2007-01-05 [長年日記]
_ [Music] In Atlantic City / Wild Bill Davis & Johnny Hodges
私はジョニー・ホッジズのミーハーなファンだ。ホッジズが吹いてさえいればムードミュージックみたいなのまで手に入れて聞いている(別にコンプリート蒐集とかはしていませんけど)。今どき私の歳でホッジズのファンというのは我ながらどうかしているような気もするが、でもこの人のアルトの音色には生理的なレベルで抗いがたい魅力があると思う。さすが、チャーリー・パーカーが「アルトのリリー・ポンス」と呼んで尊んだだけのことはある。
このアルバムは1966年の夏、ニュージャージー州アトランティック・シティでレギュラーの仕事を持っていたオルガンのワイルド・ビル・デイヴィスのバンドに、たまたまエリントン楽団で巡業に来ていたホッジズ(とトロンボーンのローレンス・ブラウン)が参加したジャムをライヴ録音したものだ。テナーやギターもいるので全編ホッジズ吹きまくりというわけではないが、一音吹けばやはりホッジズ御大(当時すでに還暦)の存在感は他を圧している。特に入念な打ち合わせをしたというわけでもないのだろうが、ホッジズとワイルド・ビルは60年代たびたび共演を重ねた旧知の仲、お互いの手のうちを知りつくした素晴らしい調和ぶりだ。

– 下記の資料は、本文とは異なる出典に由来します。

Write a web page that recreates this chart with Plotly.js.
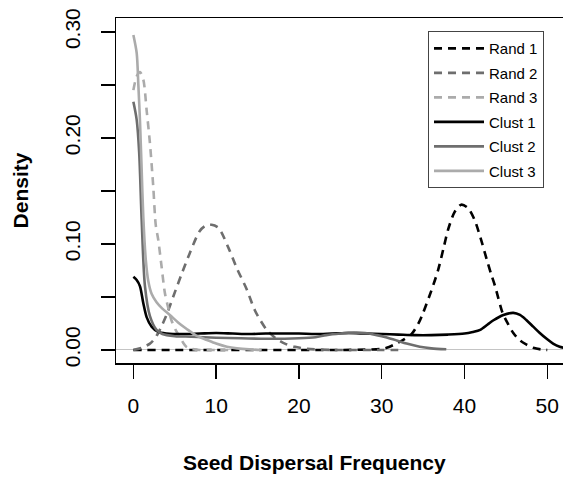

この手の自然発生的なジャム・セッションの録音は締まりの無いものになりがちだが、てらいが無いのにきちんとアルバム一枚持たせるのは、この人たちに本物のオリジナリティが宿っているからだろう。見事なまでになんのひねりも仕掛けもないのだが、ぼんやり聞いているだけで気持ちが良い。ということで、事実今日もぼんやり夜中に聞いて、ええなあ、とつぶやいているのであります。